Extracted data entries:
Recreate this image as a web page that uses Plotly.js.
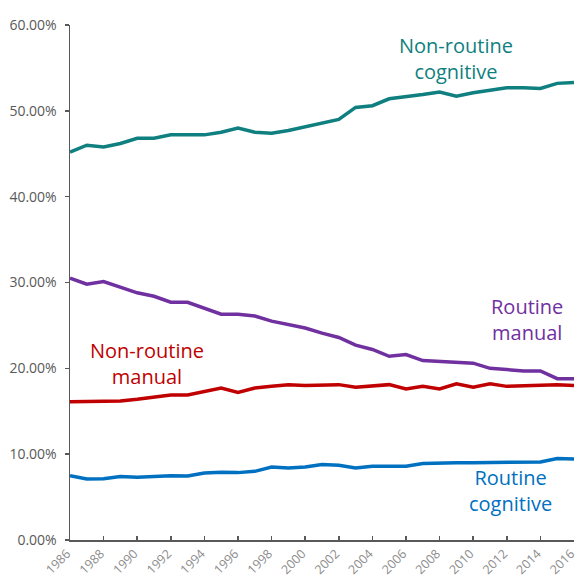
<!DOCTYPE html>
<html><head><meta charset="utf-8">
<script src="https://cdn.plot.ly/plotly-3.0.1.min.js"></script>
<style>html,body{margin:0;padding:0;background:#fff}#c{width:578px;height:579px}</style>
</head><body><div id="c"></div>
<script>
const years = [1986,1987,1988,1989,1990,1991,1992,1993,1994,1995,1996,1997,1998,1999,2000,2001,2002,2003,2004,2005,2006,2007,2008,2009,2010,2011,2012,2013,2014,2015,2016];
const nonRoutineCognitive = [45.2,46.0,45.8,46.2,46.8,46.8,47.2,47.2,47.2,47.5,48.0,47.5,47.4,47.7,48.1,48.5,49.0,50.4,50.6,51.4,51.6,51.9,52.2,51.7,52.1,52.4,52.7,52.7,52.6,53.2,53.3];
const routineManual = [30.5,29.8,30.1,29.5,28.8,28.4,27.7,27.7,27.0,26.3,26.3,26.1,25.5,25.1,24.7,24.1,23.6,22.7,22.2,21.4,21.6,20.9,20.8,20.7,20.6,20.0,19.8,19.7,19.7,18.8,18.8];
const nonRoutineManual = [16.1,16.1,16.1,16.2,16.4,16.7,16.9,16.9,17.3,17.7,17.2,17.7,17.9,18.1,18.0,18.1,18.1,17.8,18.0,18.1,17.6,17.9,17.6,18.2,17.8,18.2,17.9,18.0,18.1,18.1,18.0];
const routineCognitive = [7.5,7.1,7.15,7.4,7.3,7.4,7.5,7.45,7.8,7.9,7.85,8.0,8.5,8.4,8.5,8.8,8.7,8.4,8.6,8.6,8.6,8.9,9.0,9.0,9.0,9.0,9.1,9.1,9.1,9.5,9.45];
const seriesNames = ["Non-routine cognitive","Routine manual","Non-routine manual","Routine cognitive"];
const colors = ["#0f7f80","#7030a0","#c00000","#0070c0"];
const yTicks = [0,10,20,30,40,50,60];
const xTicks = [1986,1988,1990,1992,1994,1996,1998,2000,2002,2004,2006,2008,2010,2012,2014,2016];

const data = [nonRoutineCognitive, routineManual, nonRoutineManual, routineCognitive].map((v,i)=>({
  x: years, y: v, type:'scatter', mode:'lines', name: seriesNames[i],
  line:{color: colors[i], width:3.5}, hoverinfo:'skip'
}));

const fam = '"Open Sans", "DejaVu Sans", sans-serif';
const ann = (text, x, y, c) => ({text, x, y, xref:'x', yref:'y', showarrow:false,
  font:{family:fam, size:20, color:c}, align:'center'});

const layout = {
  width:578, height:579,
  margin:{l:70, r:4, t:25, b:39},
  paper_bgcolor:'#fff', plot_bgcolor:'#fff',
  showlegend:false,
  xaxis:{range:[1986,2016], tickvals:xTicks, ticktext:xTicks.map(String), tickangle:-45,
    showgrid:false, zeroline:false, showline:true, linecolor:'#595959', linewidth:1.5,
    ticks:'inside', ticklen:4, tickcolor:'#595959', tickwidth:1.5, ticklabeloverflow:'allow',
    ticklabelstandoff:0, ticklabelshift:-3,
    tickfont:{family:fam, size:12.5, color:'#8c8c8c'}, fixedrange:true},
  yaxis:{range:[0,60], tickvals:yTicks, ticktext:yTicks.map(v=>v.toFixed(2)+'%'),
    showgrid:false, zeroline:false, showline:true, linecolor:'#595959', linewidth:1.5,
    ticks:'outside', ticklen:4, tickcolor:'#595959', tickwidth:1.5, ticklabelstandoff:5,
    tickfont:{family:fam, size:14, color:'#595959'}, fixedrange:true},
  annotations:[
    ann('Non-routine<br>cognitive', 2009.0, 56.1, colors[0]),
    ann('Routine<br>manual', 2013.2, 25.7, colors[1]),
    ann('Non-routine<br>manual', 1990.6, 20.6, colors[2]),
    ann('Routine<br>cognitive', 2012.2, 5.8, colors[3])
  ]
};
Plotly.newPlot('c', data, layout, {displayModeBar:false, staticPlot:true});
</script></body></html>
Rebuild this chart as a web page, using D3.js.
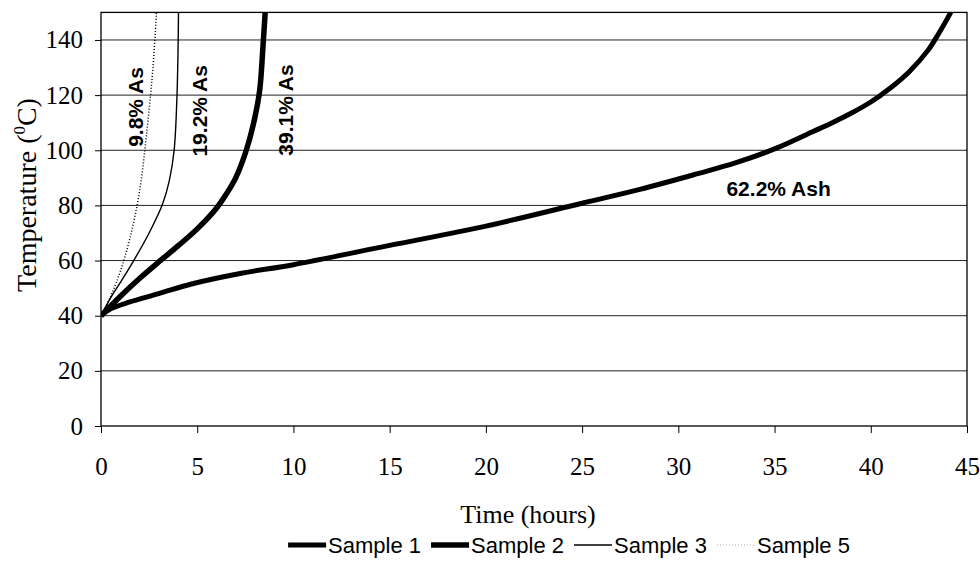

■ **Set task**: Using the listing, collect all lines in which the string "this" is found.

■ **Correct result**:
Recreate this image as a web page that uses Plotly.js.
Rebuild this chart as a web page, using D3.js.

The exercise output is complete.